The report recommends streamlining the rulemaking process and giving local governments more authority to combat unfunded mandates, but stops short of making even more radical changes in the state’s regulatory process, though Guadagno vowed to press forward with eliminating red tape in succeeding months.

“There’s only so much work you can do in 90 days,’’ she said. “This isn’t a sprint; it’s a marathon.’’

Credit: Governor Photos/Tim Larsen
Seeing Red: Lt. Governor Kim Guadagno and the Red Tape Review.

“This is a blueprint. It’s a road map, a beginning of what is going to take a long time,’’ agreed Assemblyman John Burzichelli, a Democrat who joined the Republican administration in unveiling the report. “This is not a Republican issue. This is not a Democratic issue. This is a New Jersey issue.”

Longtime Trenton observers say there is likely to be bipartisan backing to roll back some rules. “In my few years in Trenton, I’ve never seen anything like this,” said Hal Bozarth, a lobbyist for the Chemistry Council of New Jersey for more than two decades.

But Jeff Tittel, a lobbyist for the New Jersey Sierra Club chapter, said the administration seems to be moving to excluding the public in having a say in how laws are implemented.

“The net impact is the New Jersey Business and Industry Association and the New Jersey Builders Association are going to be writing the rules for the next four years,’’ he said.

Guadagno vowed to change the culture of Trenton by making the state bureaucracy more customer-friendly to the people who have to deal with it.

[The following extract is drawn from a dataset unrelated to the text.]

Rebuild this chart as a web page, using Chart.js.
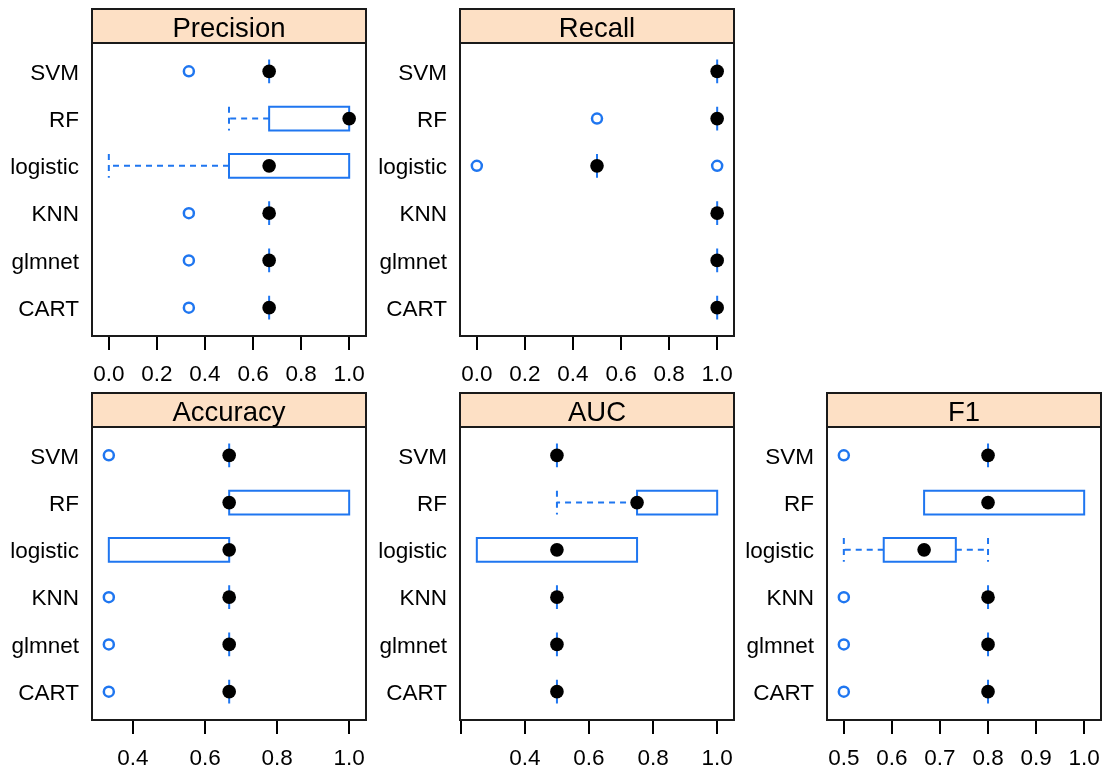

While not a recommendation of the report, she also promised to establish a one-stop shopping place for businesses seeking multiple permits to invest in the state.

The report also echoes the Governor’s Executive Order 2, which established common sense principles state agencies should following in adopting new rules. Some of those already are moving through the state Legislature, such as a bill that would make it more difficult for state agencies to adopt tougher standards than the federal government, a proposal that has been bitterly opposed by environmental groups.

The report also considered but stopped short of giving final decision in administrative law court cases to the presiding judge, instead of allowing the state agency head to make the final call on a case. The report, however, did recommend allowing administrative law court judges to issue oral opinions instead of written opinions, a proposal it argued would streamline the process.

Christie vowed to push forward with regulatory reform, saying it is an issue backed by both parties, calling the report’s recommendations bipartisan and reflecting common sense.